A Walk Home in Claradise

Santa Clara must take greater accountability for the safety of their students

Last Friday, I spent about two hours studying in Santa Clara’s learning commons. It was one of my first times in the building, so I was still struck by the vast space. I had met up with some friends who were also hard at work after a day of classes.

I peered out the window from my chair and spotted a bold wave of red and white balloons against a backdrop of a cloud-filled sky — optimal for the Class of 2020’s commencement and the grand reunion. That evening, I walked away from my study space feeling productive and refreshed for the weekend.

As I took the elevator down from the third floor, a 30-something-year-old man got in with me. I didn’t give it too much thought, because I should assume his best intentions, right?
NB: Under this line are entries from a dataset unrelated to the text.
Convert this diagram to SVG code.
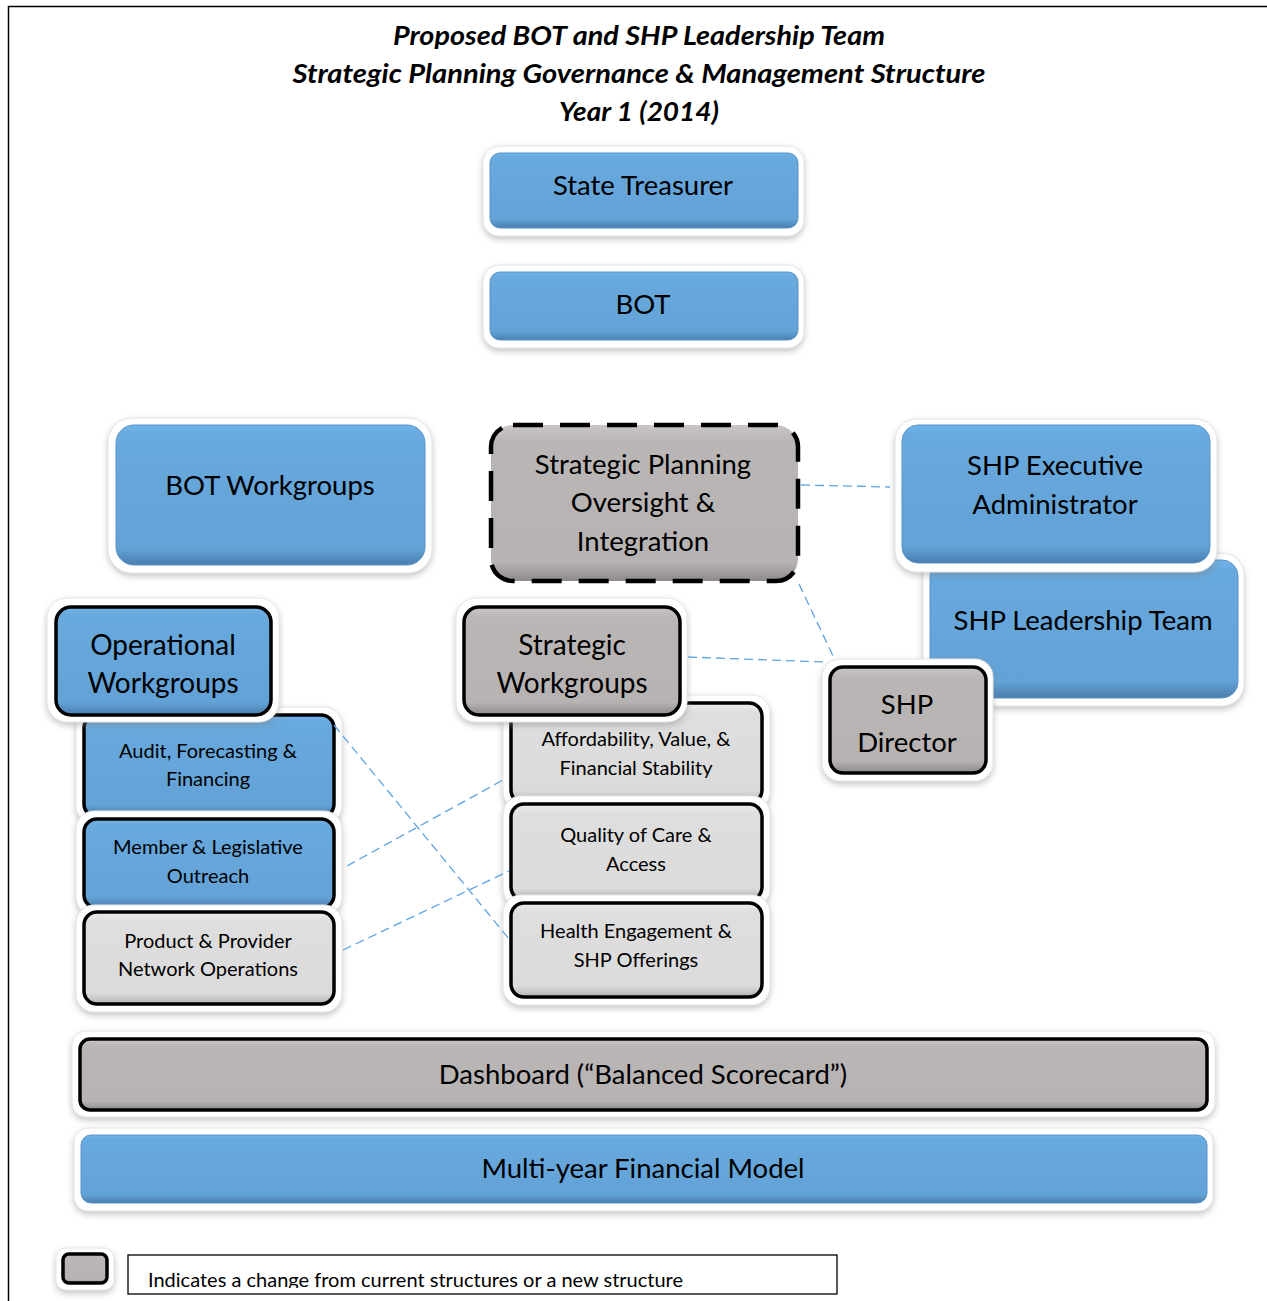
<svg xmlns="http://www.w3.org/2000/svg" width="1267" height="1301" viewBox="0 0 1267 1301">
<style>
  text { font-family: Lato, "Open Sans", "Liberation Sans", sans-serif; fill: #000; text-anchor: middle; }
  .t26 { font-size: 27.5px; }
  .t27 { font-size: 28px; }
  .t19 { font-size: 20px; }
  .title { font-size: 27px; font-weight: bold; font-style: italic; }
  .halo { fill: #fff; stroke: #e4e4e4; stroke-width: 1; filter: url(#sh); }
  .blue { fill: url(#gBlue); stroke: #5b93c6; stroke-width: 1; }
  .blueK { fill: url(#gBlue); stroke: #000; stroke-width: 3.5; }
  .grayK { fill: url(#gGray); stroke: #000; stroke-width: 3.5; }
  .lightK { fill: url(#gLight); stroke: #000; stroke-width: 3.5; }
  .conn { fill: none; stroke: #5ea4e2; stroke-width: 1.3; stroke-dasharray: 9 5; }
</style>
<defs>
  <filter id="sh" x="-10%" y="-20%" width="120%" height="150%">
    <feDropShadow dx="0" dy="3" stdDeviation="3" flood-color="#808080" flood-opacity="0.45"/>
  </filter>
  <linearGradient id="gBlue" x1="0" y1="0" x2="0" y2="1">
    <stop offset="0" stop-color="#70b4ea"/>
    <stop offset="0.07" stop-color="#68a9de"/>
    <stop offset="0.88" stop-color="#63a2d6"/>
    <stop offset="1" stop-color="#4a7eae"/>
  </linearGradient>
  <linearGradient id="gGray" x1="0" y1="0" x2="0" y2="1">
    <stop offset="0" stop-color="#cac6c6"/>
    <stop offset="0.1" stop-color="#bab6b6"/>
    <stop offset="0.88" stop-color="#b7b3b3"/>
    <stop offset="1" stop-color="#8e8a8a"/>
  </linearGradient>
  <linearGradient id="gLight" x1="0" y1="0" x2="0" y2="1">
    <stop offset="0" stop-color="#ececec"/>
    <stop offset="0.1" stop-color="#dedede"/>
    <stop offset="0.88" stop-color="#dbdbdb"/>
    <stop offset="1" stop-color="#b4b4b4"/>
  </linearGradient>
  <clipPath id="legClip"><rect x="128" y="1255" width="709" height="33"/></clipPath>
</defs>

<rect width="1267" height="1301" fill="#fff"/>
<path d="M8.5 1301 V6.5 H1267" fill="none" stroke="#000" stroke-width="1.5"/>

<g id="title">
  <text class="title" x="639" y="45" textLength="492" lengthAdjust="spacingAndGlyphs">Proposed BOT and SHP Leadership Team</text>
  <text class="title" x="639" y="83" textLength="693" lengthAdjust="spacingAndGlyphs">Strategic Planning Governance &amp; Management Structure</text>
  <text class="title" x="639" y="121" textLength="160" lengthAdjust="spacingAndGlyphs">Year 1 (2014)</text>
</g>

<g id="state-treasurer">
  <rect class="halo" x="483" y="146" width="321" height="90" rx="16"/>
  <rect class="blue" x="490" y="153" width="308" height="75" rx="10"/>
  <text class="t26" x="643" y="195">State Treasurer</text>
</g>

<g id="bot">
  <rect class="halo" x="483" y="265" width="321" height="83" rx="16"/>
  <rect class="blue" x="490" y="272" width="308" height="68" rx="10"/>
  <text class="t26" x="643" y="314">BOT</text>
</g>

<g id="bot-workgroups">
  <rect class="halo" x="108" y="418" width="324" height="155" rx="24"/>
  <rect class="blue" x="116" y="425" width="309" height="140" rx="18"/>
  <text class="t26" x="270" y="495">BOT Workgroups</text>
</g>

<g id="strategic-planning">
  <rect x="491" y="425" width="307" height="156" rx="22" fill="url(#gGray)" stroke="#000" stroke-width="4.5" stroke-dasharray="30 17"/>
  <text class="t26" x="643" y="474">Strategic Planning</text>
  <text class="t26" x="643" y="512">Oversight &amp;</text>
  <text class="t26" x="643" y="551">Integration</text>
</g>

<g id="shp-leadership-team">
  <rect class="halo" x="923" y="553" width="321" height="153" rx="22"/>
  <rect class="blue" x="930" y="560" width="308" height="138" rx="16"/>
  <text class="t26" x="1083" y="630">SHP Leadership Team</text>
</g>

<g id="shp-executive-administrator">
  <rect class="halo" x="895" y="419" width="322" height="153" rx="22"/>
  <rect class="blue" x="902" y="425" width="308" height="138" rx="16"/>
  <text class="t26" x="1055" y="475">SHP Executive</text>
  <text class="t26" x="1055" y="514">Administrator</text>
</g>

<g id="shp-director">
  <rect class="halo" x="822" y="659" width="171" height="122" rx="18"/>
  <rect class="grayK" x="830" y="667" width="156" height="106" rx="13"/>
  <text class="t26" x="907" y="714">SHP</text>
  <text class="t26" x="907" y="752">Director</text>
</g>

<g id="audit">
  <rect class="halo" x="76" y="707" width="266" height="117" rx="18"/>
  <rect class="blueK" x="84" y="715" width="250" height="102" rx="13"/>
  <text class="t19" x="208" y="758">Audit, Forecasting &amp;</text>
  <text class="t19" x="208" y="786">Financing</text>
</g>

<g id="member-legislative-outreach">
  <rect class="halo" x="76" y="811" width="266" height="104" rx="18"/>
  <rect class="blueK" x="84" y="819" width="250" height="89" rx="13"/>
  <text class="t19" x="208" y="854">Member &amp; Legislative</text>
  <text class="t19" x="208" y="883">Outreach</text>
</g>

<g id="product-provider">
  <rect class="halo" x="76" y="905" width="266" height="107" rx="18"/>
  <rect class="lightK" x="84" y="912" width="250" height="92" rx="13"/>
  <text class="t19" x="208" y="948">Product &amp; Provider</text>
  <text class="t19" x="208" y="976">Network Operations</text>
</g>

<g id="operational-workgroups">
  <rect class="halo" x="47" y="598" width="232" height="124" rx="20"/>
  <rect class="blueK" x="56" y="607" width="215" height="108" rx="15"/>
  <text class="t27" x="163" y="655">Operational</text>
  <text class="t27" x="163" y="693">Workgroups</text>
</g>

<g id="affordability">
  <rect class="halo" x="503" y="695" width="267" height="115" rx="18"/>
  <rect class="lightK" x="511" y="703" width="251" height="100" rx="13"/>
  <text class="t19" x="636" y="746">Affordability, Value, &amp;</text>
  <text class="t19" x="636" y="775">Financial Stability</text>
</g>

<g id="quality-of-care">
  <rect class="halo" x="503" y="796" width="267" height="111" rx="18"/>
  <rect class="lightK" x="511" y="804" width="251" height="96" rx="13"/>
  <text class="t19" x="636" y="842">Quality of Care &amp;</text>
  <text class="t19" x="636" y="871">Access</text>
</g>

<g id="health-engagement">
  <rect class="halo" x="503" y="895" width="267" height="110" rx="18"/>
  <rect class="lightK" x="511" y="903" width="251" height="94" rx="13"/>
  <text class="t19" x="636" y="938">Health Engagement &amp;</text>
  <text class="t19" x="636" y="967">SHP Offerings</text>
</g>

<g id="strategic-workgroups">
  <rect class="halo" x="456" y="598" width="231" height="124" rx="20"/>
  <rect class="grayK" x="464" y="607" width="216" height="108" rx="15"/>
  <text class="t27" x="572" y="655">Strategic</text>
  <text class="t27" x="572" y="693">Workgroups</text>
</g>

<g id="connectors">
  <line class="conn" x1="801" y1="485" x2="890" y2="487"/>
  <line class="conn" x1="799" y1="584" x2="834" y2="658"/>
  <line class="conn" x1="688" y1="657" x2="825" y2="662"/>
  <line class="conn" x1="334" y1="725" x2="509" y2="939"/>
  <line class="conn" x1="347" y1="866" x2="503" y2="780"/>
  <line class="conn" x1="343" y1="950" x2="509" y2="871"/>
</g>

<g id="dashboard">
  <rect class="halo" x="72" y="1031" width="1143" height="86" rx="14"/>
  <rect class="grayK" x="80" y="1039" width="1127" height="71" rx="10"/>
  <text class="t26" x="643" y="1084">Dashboard (“Balanced Scorecard”)</text>
</g>

<g id="multi-year-financial-model">
  <rect class="halo" x="74" y="1128" width="1139" height="83" rx="14"/>
  <rect class="blue" x="81" y="1135" width="1126" height="68" rx="10"/>
  <text class="t26" x="643" y="1178">Multi-year Financial Model</text>
</g>

<g id="legend">
  <rect class="halo" x="56" y="1248" width="58" height="42" rx="10"/>
  <rect class="grayK" x="63" y="1254" width="44" height="29" rx="6"/>
  <rect x="128" y="1255" width="709" height="39" fill="#fff" stroke="#000" stroke-width="1.3"/>
  <g clip-path="url(#legClip)">
    <text x="148" y="1287" style="font-size:20px;text-anchor:start">Indicates a change from current structures or a new structure</text>
  </g>
</g>
</svg>
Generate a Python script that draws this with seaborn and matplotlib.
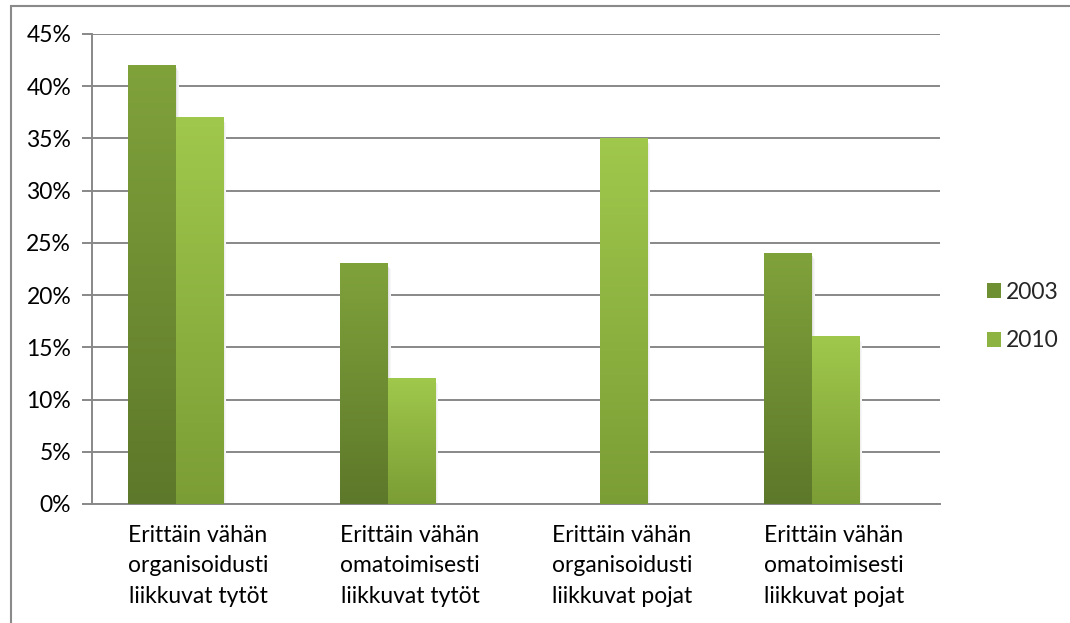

His white button-down shirt and khakis are now ingrained in my memory.

Unprompted, he began commenting on my appearance, telling me how great he thought the color of my hair was, and ended the conversation by asking for my name. Exiting the elevator, I knew this conversation was inappropriate, and was grateful to see the warm sight of my friend Julia when the doors opened.

I recounted this story and talked about plans for the weekend with her for a bit, but decided I should head home because it was almost dinner time and I had plans to meet with a friend.

Thoughtlessly putting my headphones back in my ears, I walked towards the library exit and observed the same man from the elevator loitering by the exit across from SunStream Cafe. I paid him no mind and continued on my way out of the double doors.

The exterior of the library was lively as ever, with an enormous gathering of alumni, faculty, and friends of the university. I lifted my hand to block the sun out of my eyes and saw they were surrounded by loud music, grandiose archways and red streamers. They looked pampered and taken care of, greeted and welcomed to Santa Clara.

Heading back to my residence hall, I walked with pace and again spotted many community members spread along the sidewalk, getting in and out of Ubers, excitedly embracing one another and taking photos by the Bronco Statue.

Maybe 200 yards away from home, I heard the sound of fast-paced steps on concrete behind me. I turned in time to hear “Frida!” It was him again. My stomach churned and I felt bile rise in my stomach.

Frightened and confused, I was speechless — I willed my mouth to move but could not form words. My mouth hung open as he continued to compliment my physical appearance and inquire about where I was headed. Foolishly, I told him I was headed home.

“Do you live on campus? We can walk by there together,” he pressed. I pushed myself to say something and this time I succeeded, thankfully, fabricating a lie about my current relationship status.

He did not take no for an answer, pushing me to give him my social media information. Stumbling over my words as he towered over me, I began trying to express that I did not feel comfortable giving out my information.

Looking back, the majority of the interaction unfolded in this way because I felt a need to accommodate this strange man, effectively caging me in. Women so frequently are told to view scary, drawn-out affairs like this one as casual and acceptable and take them as compliments. Harassers are not entitled to kindness or compassion.

At this moment, I was fortunately saved by a girl named Jordyn, who I did not know previously. She was the first person to walk by during this interaction and later told me that she had immediately picked up on my discomfort, leading her to follow her gut instinct to intervene.

She walked me back to Benson Memorial Center where I thanked her infinitely through teary eyes, conscious that without her help it was impossible to tell when I would have been able to escape.

Still disturbed, I called one of my male friends and asked if he could meet me for fear of encountering this man again, or much worse, inadvertently leading him to my doorstep. As soon as I walked in my dorm, I changed into new clothes and my sadness turned to anger.

How can Santa Clara claim to care so greatly about its community if its students can’t walk a quarter-mile across campus without being followed? Current Santa Clara students deserve the same level of respect and attention as alumni, no matter what the date is.

In this instance, it is evident that a rise in the number of people expected to arrive on campus for a massive event in conjunction with the recent acts of sexual violence around campus require the University to have a greater sense of vigilance.

Posted at the entrance of the learning commons is a sign that reads “The Learning Commons are currently only open to current students, faculty, and affiliates of Santa Clara University.” Meaning, this man is either an affiliate of Santa Clara, or he slipped into the building after a student, faculty or staff member entered.

Doors to the building remain locked until a student scans their access card on the coded lock on the side of the building. With a lack of other methods to enforce the no-guest policy, it’s not difficult to see how someone without an access card could slip in under the radar.

No student should have to live in fear of harassment. Not at a party, not while walking home, and certainly not while studying in their university library. There are hurdles the university faces in protecting students from sexual violence at off-campus functions. But my experience was completely avoidable. For a student to be subjected to harassment on university property in a space that is supposed to be closed to the public is completely unacceptable.